I was blessed that I didn’t stand out too much during my public school years. Kids who made fun of me did it in a joking way that was no different than making fun of my religion. In fact, they probably made fun of my religion more than my deafness. They often said, “Jesus loves you.”
I responded, “It’s so nice to be loved.”
The boys love to say, “I want a fig newton” or “Olive oil” because when you read lips, they come across as something else. A couple of them would say, “Read my lips,” and then proceed to do the Bronx cheer. Cute, huh?
There was a guy named Robbie who loved to fingerspell with me from across the room. I may not know ASL, but I know the finger alphabet. A girl did a report on Helen Keller in 4th grade and gave everyone a card with the finger alphabet. A few of us picked it up.
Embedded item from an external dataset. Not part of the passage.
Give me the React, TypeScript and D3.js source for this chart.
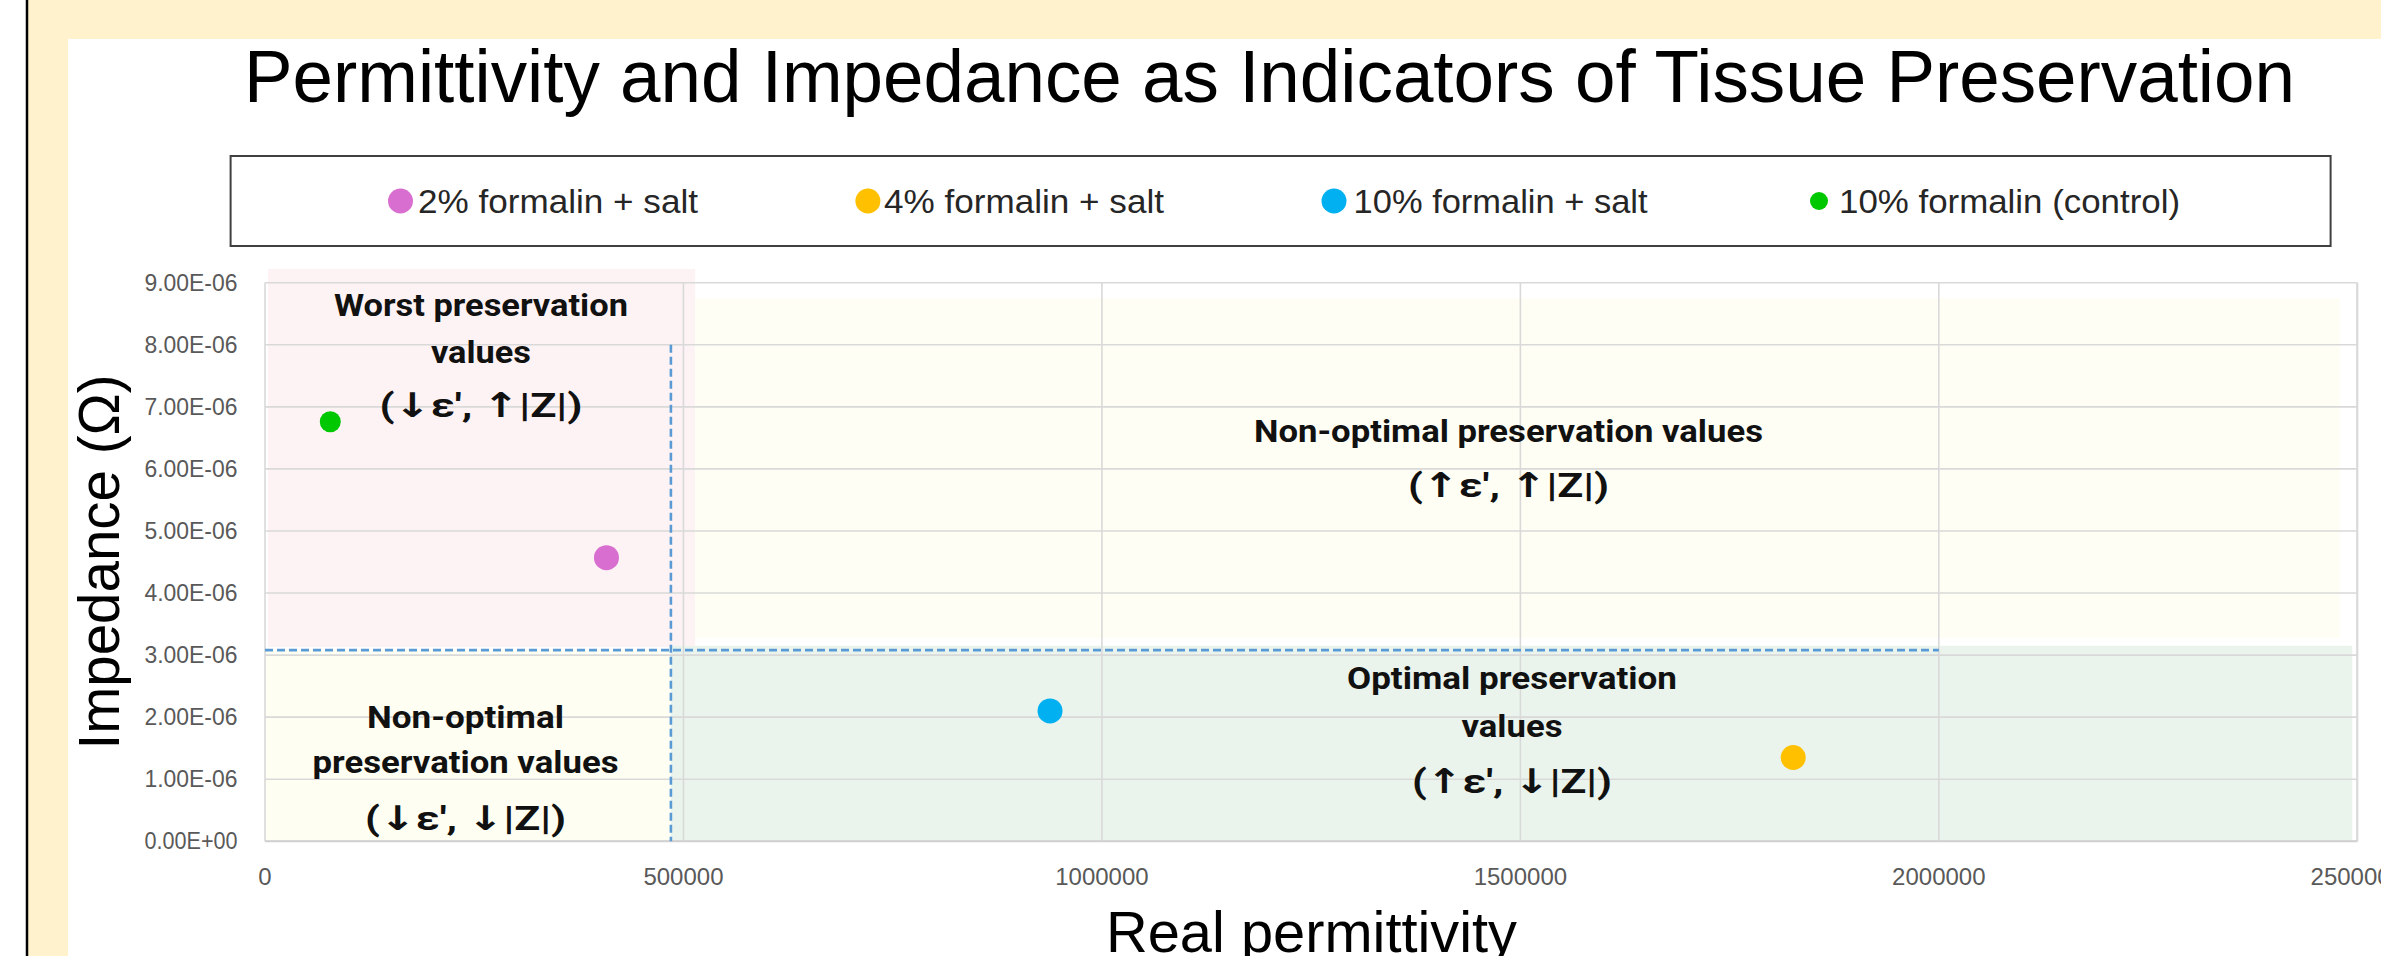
import React from 'react';
import * as d3 from 'd3';

// ---------- data ----------
const seriesNames = ['2% formalin + salt', '4% formalin + salt', '10% formalin + salt', '10% formalin (control)'];
const seriesColors = ['#D86FD0', '#FFC000', '#00B0F0', '#00C800'];
const permittivity = [408000, 1826000, 938000, 78000];
const impedance = [4.57e-6, 1.35e-6, 2.1e-6, 6.76e-6];

const xTicks = [0, 500000, 1000000, 1500000, 2000000, 2500000];
const yTicks = [0, 1e-6, 2e-6, 3e-6, 4e-6, 5e-6, 6e-6, 7e-6, 8e-6, 9e-6];

// shaded zones (data units)
const zoneX0 = [3600, 514000, 0, 485000];
const zoneX1 = [514000, 2479000, 485000, 2494000];
const zoneY0 = [3.13e-6, 3.27e-6, 0, 0];
const zoneY1 = [9.22e-6, 8.75e-6, 3.08e-6, 3.15e-6];
const zoneColors = ['#FEF3F4', '#FFFEF4', '#FEFEF3', '#EAF4EC'];

// threshold lines (data units)
const thresholdX = 485000;
const thresholdXTop = 8e-6;
const thresholdY = 3.08e-6;
const thresholdYRight = 2000000;

// annotations
const annLines = [
  ['Worst preservation', 'values', "(↓ε', ↑|Z|)"],
  ['Non-optimal preservation values', "(↑ε', ↑|Z|)"],
  ['Non-optimal', 'preservation values', "(↓ε', ↓|Z|)"],
  ['Optimal preservation', 'values', "(↑ε', ↓|Z|)"],
];
const annX = [258000, 1485800, 239600, 1490000];
const annY = [8.463e-6, 6.438e-6, 1.82e-6, 2.449e-6];

// ---------- layout ----------
const W = 2381;
const H = 956;
const PL = 265, PR = 2357.3, PT = 282.7, PB = 841.3;
const annDy = [
  [0, 46.7, 100.7],
  [0, 55.3],
  [0, 45, 101.7],
  [0, 47.4, 103.4],
];
const annW = [
  [294, 100, 203],
  [509, 201],
  [197, 306, 201],
  [330, 101, 200],
];
const legendCx = [400.5, 867.9, 1334, 1819];
const legendR = [12.5, 12.5, 12.5, 9];
const legendTx = [418, 884, 1353.6, 1839];
const legendTw = [280, 280, 294, 341];
const markerR = [12.5, 12.5, 12.5, 10.5];

function fmtE(v: number): string {
  const [m, e] = v.toExponential(2).split('e');
  const n = parseInt(e, 10);
  const sign = n < 0 ? '-' : '+';
  return `${m}E${sign}${String(Math.abs(n)).padStart(2, '0')}`;
}

export default function App() {
  const x = d3.scaleLinear().domain([0, 2500000]).range([PL, PR]);
  const y = d3.scaleLinear().domain([0, 9e-6]).range([PB, PT]);
  const sans = '"Liberation Sans", Arial, sans-serif';
  const bold = 'Roboto, "DejaVu Sans", sans-serif';

  return (
    <div style={{ position: 'absolute', left: 0, top: 0 }}>
      <svg width={W} height={H} style={{ display: 'block' }}>
        <rect x={0} y={0} width={W} height={H} fill="#ffffff" />
        <rect x={28} y={0} width={W - 28} height={H} fill="#FFF2CC" />
        <rect x={68} y={39} width={W - 68} height={H - 39} fill="#ffffff" />
        <line x1={27} x2={27} y1={0} y2={H} stroke="#000" strokeWidth={2.5} />

        {/* title */}
        <text
          x={1269.5}
          y={102}
          textAnchor="middle"
          fontFamily={sans}
          fontSize={75}
          textLength={2051}
          lengthAdjust="spacingAndGlyphs"
          fill="#000"
        >
          Permittivity and Impedance as Indicators of Tissue Preservation
        </text>

        {/* legend */}
        <rect x={230.6} y={156} width={2100} height={90} fill="#fff" stroke="#404040" strokeWidth={2} />
        {seriesNames.map((s, i) => (
          <g key={s}>
            <circle cx={legendCx[i]} cy={201} r={legendR[i]} fill={seriesColors[i]} />
            <text
              x={legendTx[i]}
              y={213}
              fontFamily={sans}
              fontSize={34}
              textLength={legendTw[i]}
              lengthAdjust="spacingAndGlyphs"
              fill="#262626"
            >
              {s}
            </text>
          </g>
        ))}

        {/* zones */}
        {zoneColors.map((c, i) => (
          <rect
            key={i}
            x={x(zoneX0[i])}
            y={y(zoneY1[i])}
            width={x(zoneX1[i]) - x(zoneX0[i])}
            height={y(zoneY0[i]) - y(zoneY1[i])}
            fill={c}
          />
        ))}

        {/* gridlines */}
        {yTicks.map((t) => (
          <line key={'gy' + t} x1={PL} x2={PR} y1={y(t)} y2={y(t)} stroke="#D9D9D9" strokeWidth={1.6} />
        ))}
        {xTicks.map((t) => (
          <line key={'gx' + t} x1={x(t)} x2={x(t)} y1={PT} y2={PB} stroke="#D9D9D9" strokeWidth={1.6} />
        ))}
        <line x1={PL} x2={PR} y1={PB} y2={PB} stroke="#D0D0D0" strokeWidth={2} />
        <line x1={PR} x2={PR} y1={PT} y2={PB} stroke="#D9D9D9" strokeWidth={2} />

        {/* threshold lines */}
        <line
          x1={x(thresholdX)}
          x2={x(thresholdX)}
          y1={y(thresholdXTop)}
          y2={PB}
          stroke="#5B9BD5"
          strokeWidth={2.6}
          strokeDasharray="8 4"
        />
        <line
          x1={PL}
          x2={x(thresholdYRight)}
          y1={y(thresholdY)}
          y2={y(thresholdY)}
          stroke="#5B9BD5"
          strokeWidth={2.6}
          strokeDasharray="8 4"
        />

        {/* points */}
        {permittivity.map((p, i) => (
          <circle key={'p' + i} cx={x(p)} cy={y(impedance[i])} r={markerR[i]} fill={seriesColors[i]} />
        ))}

        {/* annotations */}
        {annLines.map((lines, i) => (
          <g key={'a' + i}>
            {lines.map((l, j) => (
              <text
                key={j}
                x={x(annX[i])}
                y={y(annY[i]) + annDy[i][j]}
                textAnchor="middle"
                fontFamily={bold}
                fontWeight={700}
                fontSize={j === lines.length - 1 ? 34 : 32}
                textLength={annW[i][j]}
                lengthAdjust="spacingAndGlyphs"
                fill="#111"
              >
                {l}
              </text>
            ))}
          </g>
        ))}

        {/* tick labels */}
        {yTicks.map((t) => (
          <text
            key={'ty' + t}
            x={237.5}
            y={y(t) + 8}
            textAnchor="end"
            fontFamily={sans}
            fontSize={23}
            textLength={93}
            lengthAdjust="spacingAndGlyphs"
            fill="#595959"
          >
            {fmtE(t)}
          </text>
        ))}
        {xTicks.map((t) => (
          <text
            key={'tx' + t}
            x={x(t)}
            y={885}
            textAnchor="middle"
            fontFamily={sans}
            fontSize={24}
            fill="#595959"
          >
            {String(t)}
          </text>
        ))}

        {/* axis titles */}
        <text
          x={1311.5}
          y={952}
          textAnchor="middle"
          fontFamily={sans}
          fontSize={58}
          textLength={411}
          lengthAdjust="spacingAndGlyphs"
          fill="#000"
        >
          Real permittivity
        </text>
        <text
          transform={`translate(118.5, ${(PT + PB) / 2}) rotate(-90)`}
          textAnchor="middle"
          fontFamily={sans}
          fontSize={58}
          textLength={375}
          lengthAdjust="spacingAndGlyphs"
          fill="#000"
        >
          Impedance (Ω)
        </text>
      </svg>
    </div>
  );
}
The finger alphabet also came in handy when I was dating Paul. We don’t use it as much anymore. I guess after 17 years of marriage (as of June 11), we can read each other’s minds well, but not 100%. When we went to the movies or got into a “too dark for lipreading” situation, he would fingerspell.
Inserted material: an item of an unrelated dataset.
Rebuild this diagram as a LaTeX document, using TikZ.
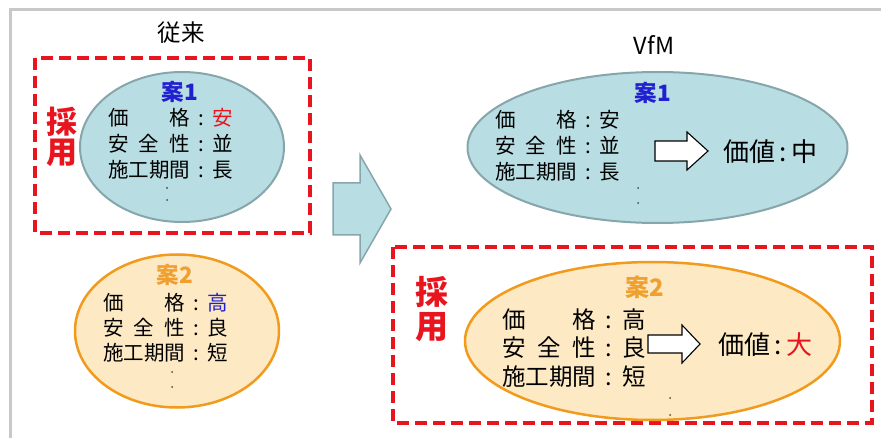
\documentclass[tikz,border=0pt]{standalone}
\usepackage{fontspec}
\setmainfont{Noto Sans CJK JP}
\usetikzlibrary{shapes.geometric}
\definecolor{lblue}{HTML}{B8DDE2}
\definecolor{lblueedge}{HTML}{86A6AC}
\definecolor{lorange}{HTML}{FDEAC4}
\definecolor{orangeedge}{HTML}{F29A1C}
\definecolor{orangetxt}{HTML}{F0A030}
\definecolor{redc}{HTML}{E8141E}
\definecolor{bluetxt}{HTML}{2020D0}
\definecolor{framegray}{HTML}{C8C8C8}
\newcommand\kvrow[2]{\makebox[4em][s]{#1}\makebox[1.1em][c]{:}#2}
\newcommand\twospread[2]{#1\hfill{}#2}
\newcommand\threespread[3]{#1\hfill{}#2\hfill{}#3}
\begin{document}
\begin{tikzpicture}[x=1pt,y=-1pt,
  blueell/.style={ellipse, draw=lblueedge, line width=2pt, fill=lblue, inner sep=0pt},
  orangeell/.style={ellipse, draw=orangeedge, line width=2.5pt, fill=lorange, inner sep=0pt},
  redbox/.style={draw=redc, line width=3.5pt, dash pattern=on 12pt off 6pt},
  rowsmall/.style={font=\fontsize{20.5}{24}\selectfont, inner sep=0pt, anchor=west},
  rowbig/.style={font=\fontsize{23.5}{28}\selectfont, inner sep=0pt, anchor=west},
  title/.style={font=\fontsize{23.5}{26}\selectfont, inner sep=0pt},
  plan/.style={font=\bfseries\fontsize{22.5}{26}\selectfont, inner sep=0pt},
  adopt/.style={font=\bfseries\fontsize{#1}{#1}\selectfont, text=redc, inner sep=0pt},
  valuetxt/.style={font=\fontsize{26}{30}\selectfont, inner sep=0pt},
  dotmark/.style={circle, fill=black!70, inner sep=0pt, minimum size=2pt},
  hollowarrow/.style={draw=black, line width=1.1pt, fill=white, line join=miter}
]
\useasboundingbox (0,0) rectangle (881,438);
% frame
\draw[framegray, line width=3pt] (10,438) -- (10,10) -- (881,10);

% titles
\node[title] (t1) at (181,33) {従来};
\node[title] (t2) at (654,45) {VfM};

% left dashed box
\draw[redbox] (35,58) rectangle (310,233);
\node[adopt=31] (a1) at (62,122) {採};
\node[adopt=31] (a2) at (62,153) {用};

% left plan 1
\node[blueell, minimum width=204pt, minimum height=150pt] (e1) at (182,147) {};
\node[plan, text=bluetxt] (p1) at (180,92) {案1};
\node[rowsmall] (r11) at (108,118) {\kvrow{\twospread{価}{格}}{\textcolor{redc}{安}}};
\node[rowsmall] (r12) at (108,144) {\kvrow{\threespread{安}{全}{性}}{並}};
\node[rowsmall] (r13) at (108,170) {\kvrow{施工期間}{長}};
\node[dotmark] (d11) at (167,188) {};
\node[dotmark] (d12) at (167,200) {};

% left plan 2
\node[orangeell, minimum width=204pt, minimum height=153pt] (e2) at (177,331) {};
\node[plan, text=orangetxt] (p2) at (175,275) {案2};
\node[rowsmall] (r21) at (103,303) {\kvrow{\twospread{価}{格}}{\textcolor{bluetxt}{高}}};
\node[rowsmall] (r22) at (103,328) {\kvrow{\threespread{安}{全}{性}}{良}};
\node[rowsmall] (r23) at (103,353) {\kvrow{施工期間}{短}};
\node[dotmark] (d21) at (172,372) {};
\node[dotmark] (d22) at (172,387) {};

% big arrow
\draw[draw=lblueedge, fill=lblue, line width=1.5pt, line join=miter]
  (333,183) -- (360,183) -- (360,155) -- (391,209) -- (360,263) -- (360,235) -- (333,235) -- cycle;

% VfM plan 1
\node[blueell, minimum width=380pt, minimum height=151pt] (e3) at (657.5,147.5) {};
\node[plan, text=bluetxt] (p3) at (653,93) {案1};
\node[rowsmall] (r31) at (495,120) {\kvrow{\twospread{価}{格}}{安}};
\node[rowsmall] (r32) at (495,146) {\kvrow{\threespread{安}{全}{性}}{並}};
\node[rowsmall] (r33) at (495,172) {\kvrow{施工期間}{長}};
\node[dotmark] (d31) at (638,188) {};
\node[dotmark] (d32) at (638,203) {};
\draw[hollowarrow] (655,141) -- (687,141) -- (687,132) -- (708,151) -- (687,170) -- (687,161) -- (655,161) -- cycle;
\node[valuetxt, anchor=west] (v1) at (723,152) {価値\,:\,中};

% right dashed box
\draw[redbox] (393,247) rectangle (872,423);
\node[adopt=33] (a3) at (432,292) {採};
\node[adopt=33] (a4) at (432,327) {用};

% VfM plan 2
\node[orangeell, minimum width=375pt, minimum height=158pt] (e4) at (652.5,341) {};
\node[plan, text=orangetxt, font=\bfseries\fontsize{24}{28}\selectfont] (p4) at (645,287) {案2};
\node[rowbig] (r41) at (502,320) {\kvrow{\twospread{価}{格}}{高}};
\node[rowbig] (r42) at (502,348) {\kvrow{\threespread{安}{全}{性}}{良}};
\node[rowbig] (r43) at (502,377) {\kvrow{施工期間}{短}};
\node[dotmark] (d41) at (670,398) {};
\node[dotmark] (d42) at (670,415) {};
\draw[hollowarrow] (648,335) -- (682,335) -- (682,325) -- (700,344) -- (682,363) -- (682,353) -- (648,353) -- cycle;
\node[valuetxt, anchor=west] (v2) at (718,345) {価値\,:\,\textcolor{redc}{大}};
\end{tikzpicture}
\end{document}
Lipreading has gotten me into trouble a few times. A mom was telling me her family was moving this summer to Alaska, or so I thought. Before I figured out it was Atlanta, I proceeded to discuss Alaska in general terms.
While playing mahjongg, one of the players was quietly talking to herself. “Don’t cuss!” I told her.
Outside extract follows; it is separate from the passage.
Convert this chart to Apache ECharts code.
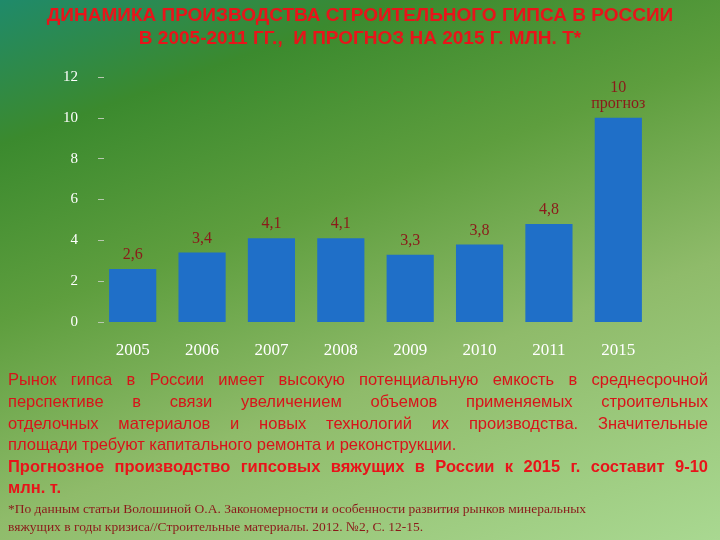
<!DOCTYPE html>
<html><head><meta charset="utf-8">
<script src="https://cdn.jsdelivr.net/npm/echarts@6/dist/echarts.min.js"></script>
<style>
html,body{margin:0;padding:0;}
#c{width:720px;height:540px;background:linear-gradient(160deg,#1f8a6a 0%,#3b8a2e 18%,#5e9e3e 40%,#8fbb6a 65%,#a9d891 100%);}
</style></head><body><div id="c"></div>
<script>
const categories=['2005','2006','2007','2008','2009','2010','2011','2015'];
const values=[2.6,3.4,4.1,4.1,3.3,3.8,4.8,10];
const valueLabels=['2,6','3,4','4,1','4,1','3,3','3,8','4,8','10\nпрогноз'];
const yTicks=[0,2,4,6,8,10,12];
const titleLines=['ДИНАМИКА ПРОИЗВОДСТВА СТРОИТЕЛЬНОГО ГИПСА В РОССИИ','В 2005-2011 ГГ.,  И ПРОГНОЗ НА 2015 Г. МЛН. Т*'];
const paraLines=['Рынок гипса в России имеет высокую потенциальную емкость в среднесрочной','перспективе в связи увеличением объемов применяемых строительных','отделочных материалов и новых технологий их производства. Значительные','площади требуют капитального ремонта и реконструкции.'];
const boldLines=['Прогнозное производство гипсовых вяжущих в России к 2015 г. составит 9-10','млн. т.'];
const noteLines=['*По данным статьи Волошиной О.А. Закономерности и особенности развития рынков минеральных','вяжущих в годы кризиса//Строительные материалы. 2012. №2, С. 12-15.'];

const chart=echarts.init(document.getElementById('c'));
const ctx=document.createElement('canvas').getContext('2d');
const g=[];
function line(t,x,y,font,fill,justifyTo){
  if(!justifyTo){g.push({type:'text',x:x,y:y,style:{text:t,fill:fill,font:font}});return;}
  ctx.font=font;
  const words=t.split(' ');
  const ws=words.map(w=>ctx.measureText(w).width);
  const total=ws.reduce((a,b)=>a+b,0);
  const gap=(justifyTo-x-total)/(words.length-1);
  let cx=x;
  words.forEach((w,i)=>{g.push({type:'text',x:cx,y:y,style:{text:w,fill:fill,font:font}});cx+=ws[i]+gap;});
}
titleLines.forEach((t,i)=>g.push({type:'text',left:'center',top:6+i*23,style:{text:t,fill:'#e8141a',font:'bold 19px "Liberation Sans Narrow","Liberation Sans",Arial'}}));
const pf='16.5px "Liberation Sans",Arial';
const bf='bold 16.5px "Liberation Sans",Arial';
const yPara=[372,394,416,437];
paraLines.forEach((t,i)=>line(t,8,yPara[i],pf,'#d8141a',i<3?708:0));
boldLines.forEach((t,i)=>line(t,8,459+i*21,bf,'#e8141a',i<1?708:0));
noteLines.forEach((t,i)=>line(t,8,502+i*18,'13.5px "Liberation Serif",serif','#8b1a1a',0));

chart.setOption({
  animation:false,
  grid:{left:98,right:67,top:77,bottom:218},
  graphic:g,
  xAxis:{type:'category',data:categories,axisLine:{show:false},axisTick:{show:false},
    axisLabel:{color:'#ffffff',fontFamily:'Liberation Serif',fontSize:17,margin:20}},
  yAxis:{type:'value',min:0,max:12,interval:2,splitLine:{show:false},axisLine:{show:false},
    axisTick:{show:true,inside:true,length:6,lineStyle:{color:'#b8c8b0'}},
    axisLabel:{color:'#ffffff',fontFamily:'Liberation Serif',fontSize:15,margin:20,
      formatter:v=>yTicks.includes(v)?String(v):''}},
  series:[{type:'bar',data:values,barCategoryGap:'32%',itemStyle:{color:'#1f6fc8'},
    label:{show:true,position:'top',distance:6,color:'#8b1a1a',fontFamily:'Liberation Serif',fontSize:16,
      formatter:p=>valueLabels[p.dataIndex]}}]
});
</script></body></html>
“What? What? I didn’t say a bad word,” my friend replied. Blush. She didn’t. She was talking about some of her moves without giving anything away.
Another time, my son said, “I want to put chocolate chips in my milk to add more chocolate since there isn’t much chocolate milk left and I have to add regular milk.”
“Chips???” I questioned.
It was “syrup.”
My daughter was getting ready for her first year in middle school. “I want Porsche…” she said.
“You want a picture of a car for your locker???” I asked.
Who knows how many embarrassing moments I’ve experienced from “misreading” lips.